◆ Set task ◆
Begin with the first line below and retype each line exactly through the line containing "['13', 'NaAOc', '']];". Any pictures are to be left out.

━━━━

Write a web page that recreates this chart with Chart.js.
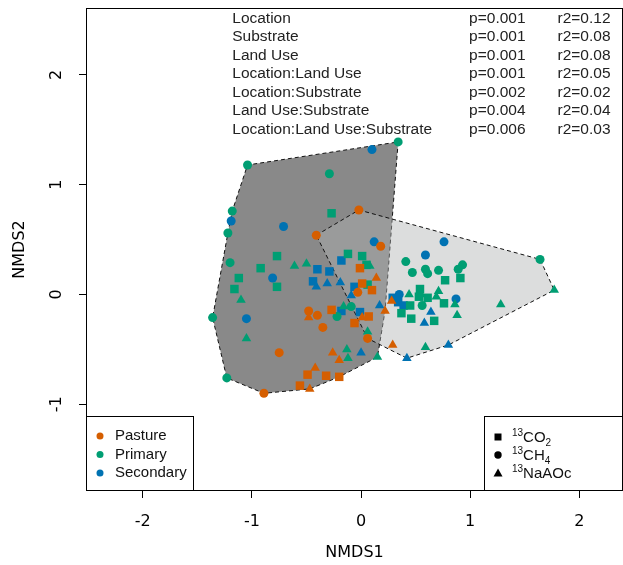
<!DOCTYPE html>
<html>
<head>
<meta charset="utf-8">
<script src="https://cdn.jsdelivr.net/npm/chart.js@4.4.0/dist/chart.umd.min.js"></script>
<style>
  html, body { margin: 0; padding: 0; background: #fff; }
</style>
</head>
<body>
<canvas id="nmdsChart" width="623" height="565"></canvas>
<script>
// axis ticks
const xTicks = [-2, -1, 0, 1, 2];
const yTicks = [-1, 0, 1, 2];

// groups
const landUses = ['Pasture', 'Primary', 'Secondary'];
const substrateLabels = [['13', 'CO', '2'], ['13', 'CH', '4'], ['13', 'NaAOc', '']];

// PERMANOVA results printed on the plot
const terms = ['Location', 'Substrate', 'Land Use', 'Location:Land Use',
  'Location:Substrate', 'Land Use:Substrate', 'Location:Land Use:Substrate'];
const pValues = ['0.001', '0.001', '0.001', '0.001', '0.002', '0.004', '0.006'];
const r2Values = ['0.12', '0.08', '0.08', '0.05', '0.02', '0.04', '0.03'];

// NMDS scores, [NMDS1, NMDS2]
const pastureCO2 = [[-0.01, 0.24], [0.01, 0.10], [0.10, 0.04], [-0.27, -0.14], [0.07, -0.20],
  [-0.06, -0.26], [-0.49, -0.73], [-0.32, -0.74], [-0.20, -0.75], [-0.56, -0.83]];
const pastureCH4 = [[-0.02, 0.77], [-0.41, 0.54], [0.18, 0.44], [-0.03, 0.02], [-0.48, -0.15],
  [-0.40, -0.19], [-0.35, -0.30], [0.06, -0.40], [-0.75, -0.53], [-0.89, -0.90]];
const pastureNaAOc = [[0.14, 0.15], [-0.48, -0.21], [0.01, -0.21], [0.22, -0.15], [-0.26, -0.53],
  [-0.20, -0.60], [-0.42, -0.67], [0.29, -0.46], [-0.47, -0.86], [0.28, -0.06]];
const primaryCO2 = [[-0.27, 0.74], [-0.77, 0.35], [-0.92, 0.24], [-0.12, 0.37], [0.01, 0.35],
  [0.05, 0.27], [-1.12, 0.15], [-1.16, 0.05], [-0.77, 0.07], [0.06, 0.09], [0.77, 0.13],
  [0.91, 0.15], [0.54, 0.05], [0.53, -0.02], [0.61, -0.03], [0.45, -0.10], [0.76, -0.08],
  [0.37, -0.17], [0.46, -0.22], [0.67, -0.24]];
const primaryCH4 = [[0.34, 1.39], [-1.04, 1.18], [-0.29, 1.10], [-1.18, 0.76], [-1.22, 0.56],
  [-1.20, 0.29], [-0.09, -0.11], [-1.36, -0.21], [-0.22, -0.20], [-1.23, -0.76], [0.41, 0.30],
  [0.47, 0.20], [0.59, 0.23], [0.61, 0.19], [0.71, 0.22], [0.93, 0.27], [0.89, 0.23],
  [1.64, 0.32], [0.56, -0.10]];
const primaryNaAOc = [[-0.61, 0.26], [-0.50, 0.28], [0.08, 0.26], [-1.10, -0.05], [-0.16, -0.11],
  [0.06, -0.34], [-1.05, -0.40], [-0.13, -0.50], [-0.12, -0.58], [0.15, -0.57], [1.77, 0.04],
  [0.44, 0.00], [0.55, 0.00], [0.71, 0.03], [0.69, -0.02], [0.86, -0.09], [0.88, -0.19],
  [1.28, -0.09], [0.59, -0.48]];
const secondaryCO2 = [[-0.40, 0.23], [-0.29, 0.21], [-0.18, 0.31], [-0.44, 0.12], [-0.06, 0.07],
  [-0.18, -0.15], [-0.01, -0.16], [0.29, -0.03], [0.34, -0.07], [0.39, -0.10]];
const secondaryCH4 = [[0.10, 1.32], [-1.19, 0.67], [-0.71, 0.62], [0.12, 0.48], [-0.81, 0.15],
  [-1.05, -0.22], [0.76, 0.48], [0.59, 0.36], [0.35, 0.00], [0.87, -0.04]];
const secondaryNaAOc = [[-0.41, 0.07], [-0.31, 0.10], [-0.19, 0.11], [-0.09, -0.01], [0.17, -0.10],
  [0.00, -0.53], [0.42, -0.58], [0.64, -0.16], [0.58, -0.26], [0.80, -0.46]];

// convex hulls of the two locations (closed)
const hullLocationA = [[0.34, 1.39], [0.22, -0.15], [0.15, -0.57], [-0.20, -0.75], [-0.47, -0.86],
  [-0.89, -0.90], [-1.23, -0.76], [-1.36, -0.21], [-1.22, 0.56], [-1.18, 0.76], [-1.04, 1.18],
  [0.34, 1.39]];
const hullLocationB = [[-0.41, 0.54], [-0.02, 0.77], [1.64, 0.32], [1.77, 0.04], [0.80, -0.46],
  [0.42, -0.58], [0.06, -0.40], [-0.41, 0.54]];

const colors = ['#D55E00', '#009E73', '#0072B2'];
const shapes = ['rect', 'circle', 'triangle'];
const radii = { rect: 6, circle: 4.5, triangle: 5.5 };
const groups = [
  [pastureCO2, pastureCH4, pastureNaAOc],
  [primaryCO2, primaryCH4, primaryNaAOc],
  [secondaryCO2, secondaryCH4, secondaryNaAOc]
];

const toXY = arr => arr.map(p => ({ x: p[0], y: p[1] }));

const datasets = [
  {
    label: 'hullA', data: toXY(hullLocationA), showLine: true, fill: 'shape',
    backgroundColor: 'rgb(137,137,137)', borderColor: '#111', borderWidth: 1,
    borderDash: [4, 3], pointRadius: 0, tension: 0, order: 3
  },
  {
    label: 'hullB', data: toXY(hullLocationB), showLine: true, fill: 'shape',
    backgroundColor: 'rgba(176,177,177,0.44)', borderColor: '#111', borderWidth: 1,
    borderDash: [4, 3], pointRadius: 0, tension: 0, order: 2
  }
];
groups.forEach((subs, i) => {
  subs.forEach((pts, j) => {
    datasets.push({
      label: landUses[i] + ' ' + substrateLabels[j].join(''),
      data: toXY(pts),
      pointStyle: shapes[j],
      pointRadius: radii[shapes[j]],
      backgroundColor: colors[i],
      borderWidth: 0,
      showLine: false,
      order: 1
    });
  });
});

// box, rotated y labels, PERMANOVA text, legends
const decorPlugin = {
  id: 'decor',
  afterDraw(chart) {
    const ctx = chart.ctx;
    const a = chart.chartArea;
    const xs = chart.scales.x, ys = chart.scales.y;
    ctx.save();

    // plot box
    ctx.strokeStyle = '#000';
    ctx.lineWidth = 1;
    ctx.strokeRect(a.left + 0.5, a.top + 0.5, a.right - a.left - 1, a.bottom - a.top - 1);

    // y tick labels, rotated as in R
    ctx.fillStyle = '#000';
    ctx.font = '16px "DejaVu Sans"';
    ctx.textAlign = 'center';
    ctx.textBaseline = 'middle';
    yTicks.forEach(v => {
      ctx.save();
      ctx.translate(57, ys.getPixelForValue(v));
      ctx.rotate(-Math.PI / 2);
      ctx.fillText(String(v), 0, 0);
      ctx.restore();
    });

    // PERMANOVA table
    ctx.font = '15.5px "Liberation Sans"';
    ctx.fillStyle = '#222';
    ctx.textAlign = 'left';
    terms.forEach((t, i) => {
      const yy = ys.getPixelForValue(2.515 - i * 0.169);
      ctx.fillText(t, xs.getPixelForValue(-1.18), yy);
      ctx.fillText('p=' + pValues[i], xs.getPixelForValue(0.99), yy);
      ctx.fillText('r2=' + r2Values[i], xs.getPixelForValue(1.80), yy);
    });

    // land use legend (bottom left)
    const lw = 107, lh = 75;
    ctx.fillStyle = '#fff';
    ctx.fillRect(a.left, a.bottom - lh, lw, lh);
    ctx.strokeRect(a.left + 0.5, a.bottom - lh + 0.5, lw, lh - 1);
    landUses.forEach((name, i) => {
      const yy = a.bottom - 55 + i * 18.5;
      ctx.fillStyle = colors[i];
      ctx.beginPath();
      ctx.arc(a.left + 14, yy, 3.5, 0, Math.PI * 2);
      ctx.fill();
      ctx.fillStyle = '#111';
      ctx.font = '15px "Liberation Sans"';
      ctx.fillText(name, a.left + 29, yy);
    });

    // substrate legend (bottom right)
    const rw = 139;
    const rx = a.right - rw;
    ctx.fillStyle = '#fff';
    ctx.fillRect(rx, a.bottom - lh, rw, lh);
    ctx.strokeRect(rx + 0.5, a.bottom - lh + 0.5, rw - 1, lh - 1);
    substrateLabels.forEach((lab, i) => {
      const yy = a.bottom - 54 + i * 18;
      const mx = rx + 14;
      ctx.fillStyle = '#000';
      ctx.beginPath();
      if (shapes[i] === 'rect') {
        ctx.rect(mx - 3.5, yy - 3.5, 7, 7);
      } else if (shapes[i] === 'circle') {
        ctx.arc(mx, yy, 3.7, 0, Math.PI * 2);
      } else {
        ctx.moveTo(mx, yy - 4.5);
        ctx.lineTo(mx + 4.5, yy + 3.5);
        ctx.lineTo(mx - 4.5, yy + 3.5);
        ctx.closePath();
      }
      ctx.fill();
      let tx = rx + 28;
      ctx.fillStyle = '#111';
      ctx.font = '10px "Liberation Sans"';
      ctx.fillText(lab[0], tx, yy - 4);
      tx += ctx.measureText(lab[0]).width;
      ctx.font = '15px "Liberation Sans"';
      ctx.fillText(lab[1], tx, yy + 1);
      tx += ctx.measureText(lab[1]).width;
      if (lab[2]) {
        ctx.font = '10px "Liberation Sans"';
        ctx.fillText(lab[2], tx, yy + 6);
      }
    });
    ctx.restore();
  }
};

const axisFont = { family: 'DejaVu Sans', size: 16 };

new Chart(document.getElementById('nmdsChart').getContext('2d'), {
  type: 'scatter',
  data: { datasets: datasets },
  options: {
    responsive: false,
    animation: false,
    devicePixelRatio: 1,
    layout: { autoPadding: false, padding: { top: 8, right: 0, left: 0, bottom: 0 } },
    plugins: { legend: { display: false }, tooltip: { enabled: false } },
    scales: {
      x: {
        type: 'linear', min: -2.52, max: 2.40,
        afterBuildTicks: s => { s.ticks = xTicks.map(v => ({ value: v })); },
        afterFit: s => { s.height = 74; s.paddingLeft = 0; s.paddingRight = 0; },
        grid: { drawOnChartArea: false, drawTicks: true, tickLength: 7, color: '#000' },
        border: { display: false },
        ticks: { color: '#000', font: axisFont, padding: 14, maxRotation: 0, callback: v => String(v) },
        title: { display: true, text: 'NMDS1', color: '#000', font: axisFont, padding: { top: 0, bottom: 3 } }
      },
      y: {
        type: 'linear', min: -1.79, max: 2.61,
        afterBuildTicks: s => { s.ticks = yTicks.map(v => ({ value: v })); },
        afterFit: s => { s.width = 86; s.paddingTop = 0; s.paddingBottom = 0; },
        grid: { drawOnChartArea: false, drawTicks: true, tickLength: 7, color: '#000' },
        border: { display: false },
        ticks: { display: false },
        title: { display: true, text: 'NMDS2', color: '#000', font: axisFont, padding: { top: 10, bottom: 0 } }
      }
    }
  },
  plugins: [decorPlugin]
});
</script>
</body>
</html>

━━━━

◆ Solution for this problem ◆
Write a web page that recreates this chart with Chart.js.
<!DOCTYPE html>
<html>
<head>
<meta charset="utf-8">
<script src="https://cdn.jsdelivr.net/npm/chart.js@4.4.0/dist/chart.umd.min.js"></script>
<style>
  html, body { margin: 0; padding: 0; background: #fff; }
</style>
</head>
<body>
<canvas id="nmdsChart" width="623" height="565"></canvas>
<script>
// axis ticks
const xTicks = [-2, -1, 0, 1, 2];
const yTicks = [-1, 0, 1, 2];

// groups
const landUses = ['Pasture', 'Primary', 'Secondary'];
const substrateLabels = [['13', 'CO', '2'], ['13', 'CH', '4'], ['13', 'NaAOc', '']];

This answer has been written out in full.